Sıra dışı Bir Yaşam Öyküsü
Bazı kadınlar vardır, onları tanımak bir ayrıcalıktır. Bazı kadınlar vardır, onlarla tanıştıktan sonra taşlar az ya da çok yerinden oynar. Bazı kadınlar vardır onları tanıdıktan sonra eskisi gibi gitmez dünya. Tanışmanın illa fiziksel olması da gerekmez. Öyle kadınlar tanırsınız ki zamansız ve mekansız bir buluşmadır ki tanışma denmesinin de hiçbir mahsuru yoktu bu bağlamda.
Kadınlar dememin nedeni cinsiyet ayrımcılığı yapmak değil elbette ama kadın olmak dünyanın neresinde olursa başka bir durumdur. Ünlü yazar Buket Uzuner kitabında Kadınlar Venüs’ten, Erkekler Mars’tan derken belki biraz da kadın olmanın ayrıcalıklı yönlerine göndermeler yapar.
O Camille Claudel
Benim size burada bahsedeceğim kadınlardan birisi de öyle özel, öyle başka, öyle sıra dışı bir ruh. O Camille Claudel.

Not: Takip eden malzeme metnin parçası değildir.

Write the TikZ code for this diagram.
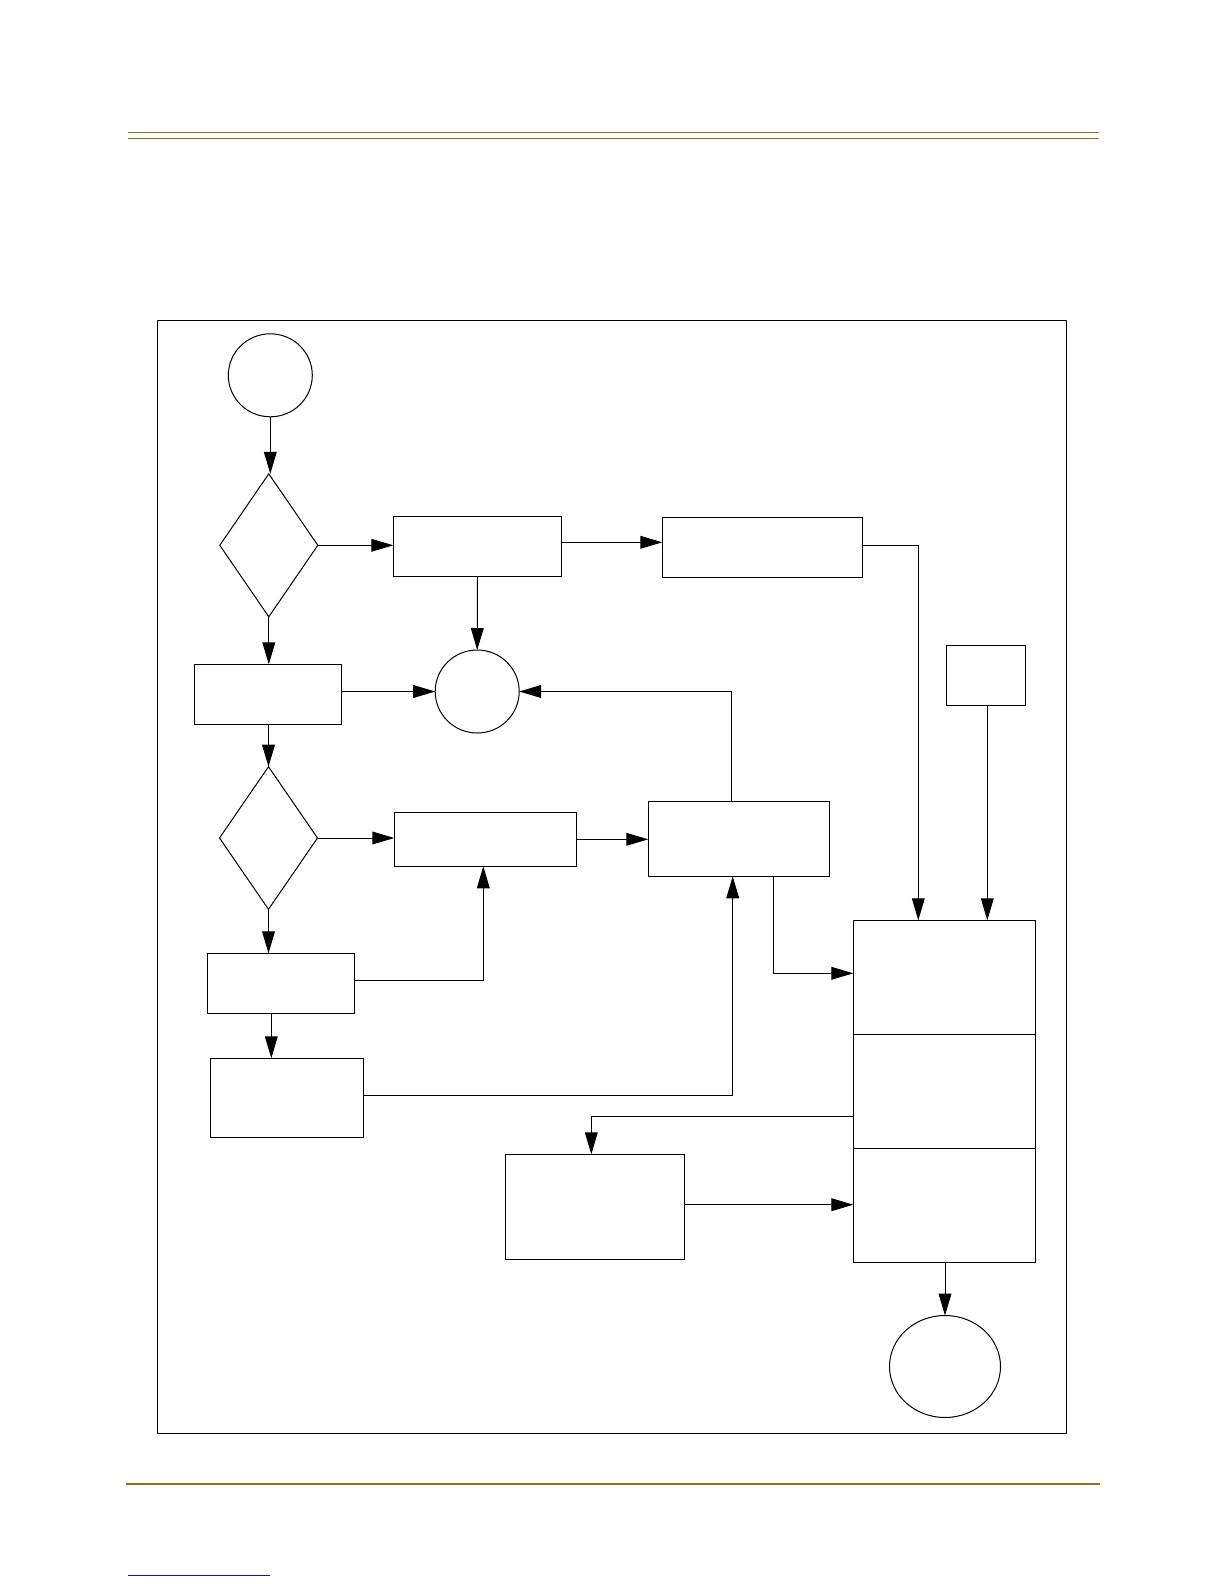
\documentclass[tikz,border=0pt]{standalone}
\usetikzlibrary{shapes.geometric,arrows.meta,calc}
\definecolor{rulebrown}{RGB}{158,106,28}
\definecolor{linkblue}{RGB}{20,20,170}
\tikzset{
  boxst/.style={draw=black,line width=0.65pt,rectangle,inner sep=0pt,outer sep=0pt},
  framest/.style={draw=black,line width=0.8pt,rectangle,inner sep=0pt,outer sep=0pt},
  circst/.style={draw=black,line width=0.5pt,ellipse,inner sep=0pt,outer sep=0pt},
  diast/.style={draw=black,line width=0.5pt,diamond,inner sep=0pt,outer sep=0pt},
  arr/.style={draw=black,line width=0.5pt,-{Triangle[length=11pt,width=6.4pt]}},
  rulest/.style={draw=rulebrown,line width=0.75pt}
}
\newcommand{\rbox}[6][boxst]{\node[#1, minimum width={(#5-#3)*0.5pt}, minimum height={(#6-#4)*0.5pt}] (#2) at ({(#3+#5)/2},{(#4+#6)/2}) {};}
\begin{document}
\begin{tikzpicture}[x=0.5pt,y=-0.5pt]
\useasboundingbox (0,0) rectangle (1224,1584);
% page rules
\draw[rulest] (128,132.3) -- (1099,132.3);
\draw[rulest] (128,138.4) -- (1099,138.4);
\draw[rulest,line width=0.9pt] (126,1484.3) -- (1100,1484.3);
\draw[draw=linkblue,line width=0.8pt] (128,1575.3) -- (270,1575.3);
% frame
\rbox[framest]{frame}{157.3}{320.3}{1066.5}{1433.3}
% nodes
\node[circst, minimum width=42pt, minimum height=41.5pt] (start) at (270.3,375.3) {};
\node[diast, minimum width=49pt, minimum height=71.5pt] (d1) at (268.8,545.3) {};
\rbox{bA}{393.3}{516.3}{561.7}{576.7}
\rbox{bC}{662.3}{517.3}{862.7}{577.3}
\node[circst, minimum width=42pt, minimum height=41.5pt] (sc) at (477.2,691.5) {};
\rbox{bB}{194.3}{664.3}{341.7}{724.3}
\node[diast, minimum width=49pt, minimum height=71.3pt] (d2) at (268.5,838) {};
\rbox{bF}{394.3}{812.3}{576.5}{866.3}
\rbox{bE}{648.3}{801.3}{829.3}{876.3}
\rbox{bD}{946.3}{645.3}{1025.7}{705.3}
\rbox{bG}{207.3}{953.3}{354.3}{1013.3}
\rbox{bH}{210.3}{1058.3}{363.7}{1137.3}
\rbox{big1}{853.3}{920.3}{1035.3}{1034.3}
\rbox{big2}{853.3}{1034.3}{1035.3}{1148.3}
\rbox{big3}{853.3}{1148.3}{1035.3}{1262.3}
\rbox{bI}{505.3}{1154.3}{684.3}{1259.3}
\node[circst, minimum width=55.5pt, minimum height=51pt] (end) at (945,1366.5) {};
% connectors
\draw[arr] (start.south) -- (start.south |- d1.north);
\draw[arr] (d1.east) -- (bA.west |- d1.east);
\draw[arr] (bA.east |- 0,542.3) -- (bC.west |- 0,542.3);
\draw[arr] (bA.south) -- (sc.north);
\draw[arr] (d1.south) -- (bB.north -| d1.south);
\draw[arr] (bB.east |- sc.west) -- (sc.west);
\draw[arr] (bE.north -| 731.3,0) |- (sc.east);
\draw[arr] (bB.south -| d2.north) -- (d2.north);
\draw[arr] (d2.east) -- (bF.west |- d2.east);
\draw[arr] (bF.east |- 0,839.3) -- (bE.west |- 0,839.3);
\draw[arr] (d2.south) -- (bG.north -| d2.south);
\draw[arr] (bG.east |- 0,980.3) -| (bF.south -| 483.3,0);
\draw[arr] (bG.south -| 271.3,0) -- (bH.north -| 271.3,0);
\draw[arr] (bH.east |- 0,1095.3) -| (bE.south -| 732.7,0);
\draw[arr] (bE.south -| 773.3,0) |- (big1.west |- 0,973.3);
\draw[arr] (bC.east |- 0,545) -| (big1.north -| 918.3,0);
\draw[arr] (bD.south -| 987.3,0) -- (big1.north -| 987.3,0);
\draw[arr] (big2.west |- 0,1116.3) -| (bI.north -| 591.3,0);
\draw[arr] (bI.east |- 0,1204.7) -- (big3.west |- 0,1204.7);
\draw[arr] (big3.south -| end.north) -- (end.north);
\end{tikzpicture}
\end{document}
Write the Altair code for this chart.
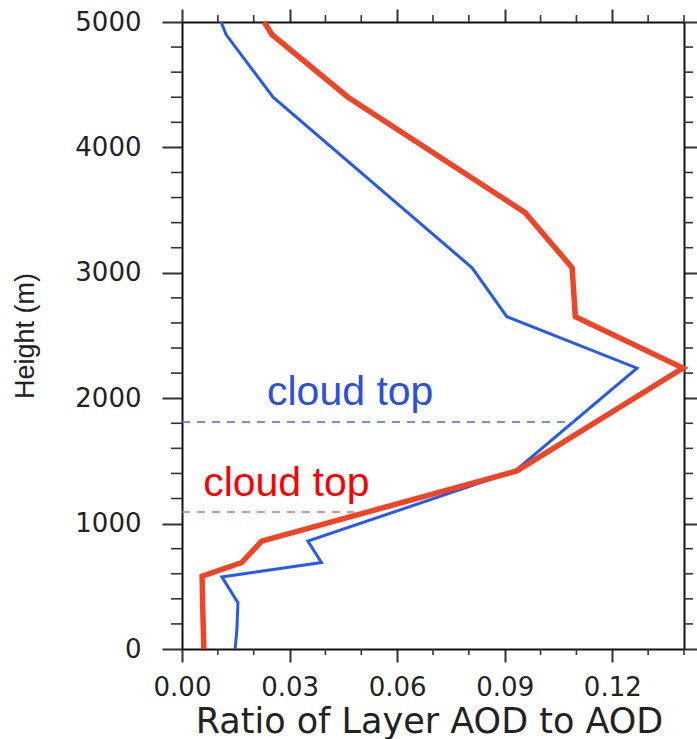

Google ya da Yandex arama motorlarına girdiğinizde hayat öyküsünü kolayca bulabilirsiniz. Nitekim kendisi adına yazılan kitaplar ve filmler de mevcuttur.
Bence Camille Claudel ile önce kendisine yazılan ve üzerinde gençlik fotoğrafı olan kitapla tanıştım, sonra filmini izledim.
Yazanlar, filmi sinemaya aktaranlar farklı idi ve netice değişmiyordu. Camille Claudel kadın kırılganlığının, kadın naifliğinin en çarpıcı örneği.
Bir başka deyiş ile ünlü heykeltıraş Rodin’e olan o büyük aşkının yarattığı başka bir başka yaşam ve başka bir duruş. İnsan düşünmeden edemiyor dünyanın en yetenekli kadın heykeltıraşında o yeteneği ortaya çıkaran Rodin’e olan aşkı mıdır yoksa o aşk olmasa, o vurucu aşk, Camille Claudel bir akıl hastanesinde olmadan da yaşayabilir miydi?